A) Non si tratta solo del problema se M. Heidegger era ( fosse) credente ( su cui abbiamo l’ampia ed articolata trattazione nell’ “Introduzione” di Pierfrancesco Stagi che poi, nel testo ,svolge molto bene il ruolo di intervistatore).
B) Si tratta ancor più del PROBLEMA di quale “concetto” di “cristianesimo”, di “Dio”, di “trascendenza” e, soprattutto (nell’ “ancor più” ) di quello del rapporto: Ragione-Fede.
C) La “domanda sull’essere” accompagnerà ognuno di noi fino all’ultimo giorno ( al “ nostro” ultimo giorno). E così, tralasciando ulteriori osservazioni “da commento”, aggiungo che la fatica di anni sui suoi libri mi è stata premiata con la parte finale ( XI: “ Escata”), pag.104 : un punto che mi ha commosso, anche a livello di pensiero, con quel … “anime sante del Purgatorio”.
*** Riporto ,quindi , per intero, la conclusione ,cioè il ricordo del nipote sacerdote:
“ In quell’incontro del 23 Settembre 1975 lo zio Martin alla mia domanda se desiderasse che fosse celebrato anche il “requiem”, che era una messa che si usava allora a Meβkirch dopo la sepoltura, mi rispose con un filo di voce: “certo, desidero che venga detta la messa per le anime sante del Purgatorio”. Egli aveva tratto certamente questa espressione dai suoi anni giovanili. In quel momento compresi che il tanto “cercare” aveva raggiunto il suo “trovare”,secondo l’espressione di Mt7,7: “ Chiedete e vi sarà dato,
cercate e troverete,bussate e vi sarà aperto”.

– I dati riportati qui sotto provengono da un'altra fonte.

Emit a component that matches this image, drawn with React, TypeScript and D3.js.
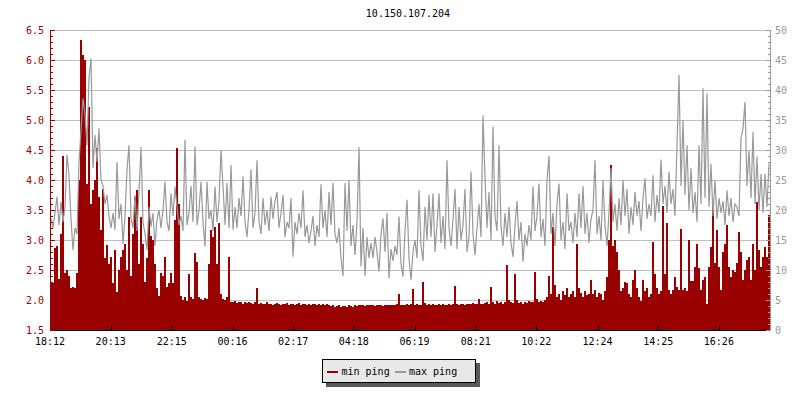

*** RISONANZA ( il nostro trovare).
Quando leggevo queste parole, mi ripetevo:
… il senso dell’essere lo può cogliere il Dasein , poi definito da M.H. “ pastore dell’essere”, attraverso il linguaggio della poesia.

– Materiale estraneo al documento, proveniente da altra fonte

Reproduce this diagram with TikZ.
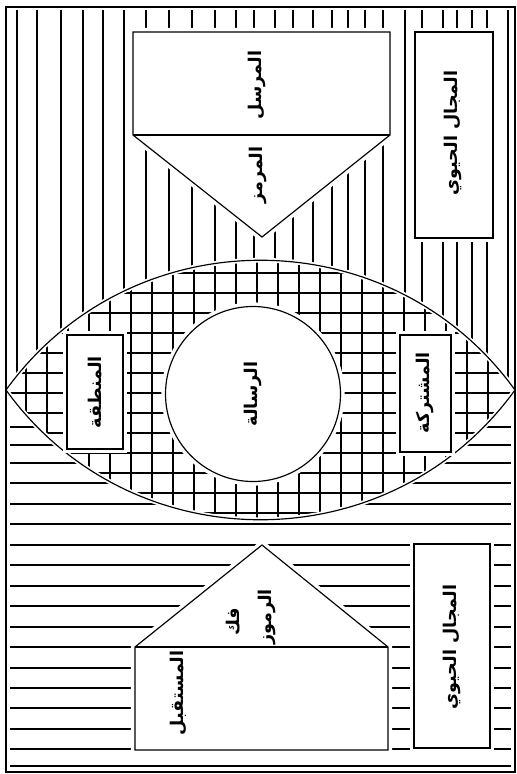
\documentclass[tikz,border=0pt]{standalone}
\usepackage{fontspec}
\newfontfamily\arabicfont[Script=Arabic]{DejaVu Sans}
\TeXXeTstate=1
\newcommand{\artext}[1]{\beginR #1\endR}

\tikzset{
  hatch/.style={line width=0.9pt},
  outline/.style={line width=1pt, fill=white, preaction={draw=white, line width=7pt}},
  lensline/.style={line width=1pt, preaction={draw=white, line width=4pt}},
  arlabel/.style={rotate=90, inner sep=0pt, font=\arabicfont\bfseries\fontsize{15}{18}\selectfont},
}

\begin{document}
\begin{tikzpicture}[x=0.03cm, y=-0.03cm]
  \useasboundingbox (0,0) rectangle (517,774);

  % === Sender zone — vertical hatching above the lens ===
  \begin{scope}
    \clip (6,390) .. controls (131,217) and (390,217) .. (515,390)
      -- (515,7) -- (6,7) -- cycle;
    \foreach \vx in {17,37,61,83,103,124,146,169,192,215,236,254,275,
                     293,313,332,348,365,383,405,422,443,457,472,487,508}
      \draw[hatch] (\vx,10) -- (\vx,390);
  \end{scope}

  % === Receiver zone — horizontal hatching below the lens ===
  \begin{scope}
    \clip (6,390) .. controls (131,563) and (390,563) .. (515,390)
      -- (515,772) -- (6,772) -- cycle;
    \foreach \hy in {427,445,463,483,504,524,545,565,586,606,627,647,
                     668,688,708,729,749,766}
      \draw[hatch] (10,\hy) -- (511,\hy);
  \end{scope}

  % === Shared zone — cross hatching inside the lens ===
  \begin{scope}
    \clip (6,390) .. controls (131,217) and (390,217) .. (515,390)
      .. controls (390,563) and (131,563) .. (6,390) -- cycle;
    \foreach \vx in {26,47,...,500}
      \draw[hatch] (\vx,250) -- (\vx,530);
    \foreach \hy in {273,293,...,513}
      \draw[hatch] (0,\hy) -- (517,\hy);
  \end{scope}
  \draw[lensline] (6,390) .. controls (131,217) and (390,217) .. (515,390)
    .. controls (390,563) and (131,563) .. (6,390) -- cycle;

  % Message circle and shared-zone boxes
  \draw[outline] (253,394) circle[radius=87.5];
  \node[arlabel] (message) at (253,394) {\artext{الرسالة}};
  \draw[outline] (67,335) rectangle (123,449);
  \node[arlabel] (zone) at (95,392) {\artext{المنطقة}};
  \draw[outline] (400,335) rectangle (451,452);
  \node[arlabel] (shared) at (425,393) {\artext{المشتركة}};

  % === Sender — box with encoder triangle ===
  \draw[outline] (133,135) -- (133,32) -- (390,32) -- (390,135)
    -- (262,237) -- cycle;
  \draw[line width=1pt] (133,135) -- (390,135);
  \node[arlabel] (sender) at (257,85) {\artext{المرسل}};
  \node[arlabel] (encoder) at (258,175) {\artext{المرمز}};

  % === Receiver — decoder triangle on box ===
  \draw[outline] (135,647) -- (262,545) -- (388,647) -- (388,750)
    -- (135,750) -- cycle;
  \draw[line width=1pt] (135,647) -- (388,647);
  \node[arlabel] (decode) at (233,622) {\artext{فك}};
  \node[arlabel] (symbols) at (267,617) {\artext{الرموز}};
  \node[arlabel] (receiver) at (178,693) {\artext{المستقبل}};

  % Life domain boxes
  \draw[outline] (415,32) rectangle (493,238);
  \node[arlabel] (domaintop) at (453,133) {\artext{المجال الحيوي}};
  \draw[outline] (414,544) rectangle (490,748);
  \node[arlabel] (domainbot) at (452,647) {\artext{المجال الحيوي}};

  % Frame
  \draw[line width=1.2pt] (6,7) rectangle (515,772);
\end{tikzpicture}
\end{document}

... il senso dell’essere scaturisce dal nostro “Sein zum Tode” ( essere per la morte)
… quel “ FILO DI VOCE” ( che non ho mai trovato nei suoi scritti così difficili ) ora ,con estrema semplicità, lo indica con il suo nome (… “espressione dei suoi anni giovanili”) che da bambini , anche noi,abbiamo imparato
( a n i m e s a n t e d e l P u r g a t o r i o ).